Piercing is one of the most basic forms of metal stamping. In this method, sheet metal is securely placed on a workbench. Using a machining tool, a hole is punched through the sheet metal, creating multiple small hollow areas. Unlike in other techniques, the resulting punched material is discarded from the entire process and won’t be used later on.
In this type of process, it’s important that the punching motion remains instantaneous. This ensures that there will be no deformations in the area surrounding the hole formation.
Piercing machines are usually made out of high carbon steel and are kept in excellent condition to avoid any blunt areas that can affect the shape of the metal workpiece.
Blanking appears similar to piercing, but with a major difference — the punched piece is not discarded, but instead is considered as the finished product. Many metal stampers usually do this as the first phase of an entire metal stamping project, followed by other techniques such as piercing, bending, or coining.
Blanking is done in order to fabricate small or medium-sized metals that have been cut out from a large metal sheet. This is an ideal process for both low and high-volume production due to its simplicity, yet ability to create high precision metal cuttings.
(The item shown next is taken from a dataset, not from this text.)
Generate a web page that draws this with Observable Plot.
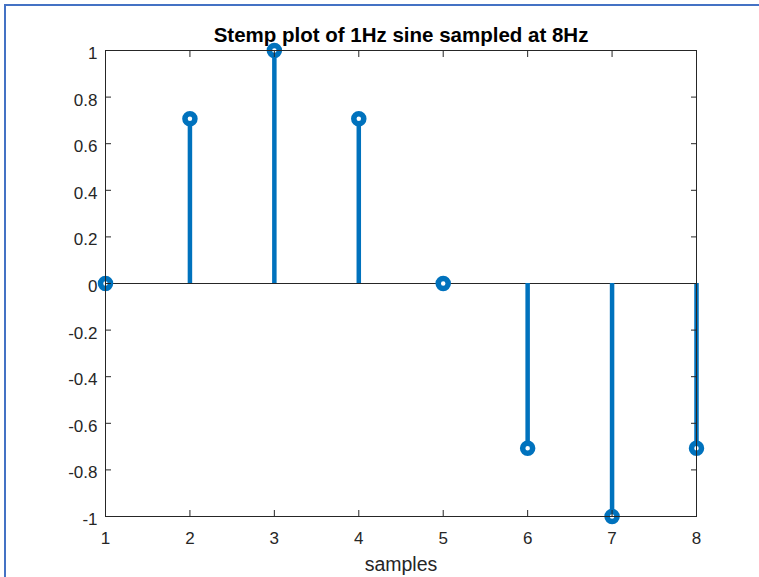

There are some cases, however, where the cut metal product may end up having burrs or sharp unwanted edges. Although they’re common, they are usually removed through manual deburring, vibratory finishes, or heat deburring.
When referring to metal stamping, manufacturers often refer to the drawing process. This is where two opposite ends of sheet metal are held in place by a machine. Below the sheet metal is a die that has a certain shape or cross-section. A punch produces a high impact force to push the sheet metal onto the die, effectively deforming it to match the die’s cross-sections.
Drawing can be further classified into shallow drawing and deep drawing. Shallow drawing is called such because the radius of the primary blank is equal to the depth of the draw. Meanwhile, deep drawing usually forms cup-shaped products. This is where the radius of the primary blank is significantly smaller than the depth created.
As the name suggests, coining is a metal stamping technique in which a small piece of metal is stamped in order to take the shape and features of a coin. This is a closed die forging technique wherein the metal specimen is stamped in whole or in part, by two dies that are closing toward each other on both sides of the metal.
One advantage of coining is that it’s capable of producing metal products that have a high number of tolerances. It’s also a simple process that can effectively create permanent deformations on the product. This increases its resistance against impacts and other kinds of physical abrasions.
Unlike piercing and blanking, lancing is a type of metal stamping that does not end up in the removal of metal pieces. Instead, the die and the punch work in such a way that they both create a slit on the sheet metal. This process does not result in scrap metal pieces, such as slugs that have to be discarded or removed during post-processing.
Lancing creates specialty shapes and designs across various metals. Its distinct feature is a hook-like shape that is used for any application that requires vents, tabs, or openings.
Embossing is a technique that produces unique raised surfaces on the area of a sheet metal. Embossed materials can be produced in two ways, by using a machine or a die set.
Embossing can be used in a number of applications due to the complexity of designs that it can form. Some prime examples are car hoods, door frames, metal coverings, plates, engine housings, checkered steel plates, and the like.
While steel and various types of metals can be embossed, aluminum is the most popular option due to its high machinability. It’s also a lightweight and durable material that goes well together with the benefits of embossing.
Some of the most useful techniques in metal fabrication are metal stamping processes. The types are classified according to how each process is performing.
Simple techniques such as piercing and blanking are usually considered as starting points of a metal stamping project — they are usually followed by secondary processes before the final product is created. Complex techniques like drawing, embossing, lancing, and coining, on the other hand, are capable of producing specialty designs that don’t require further machining.
The importance of metal stamping cannot be stated enough for all kinds of industries. Its uses range from small consumer products to large stampings for automotive and other industries of scale.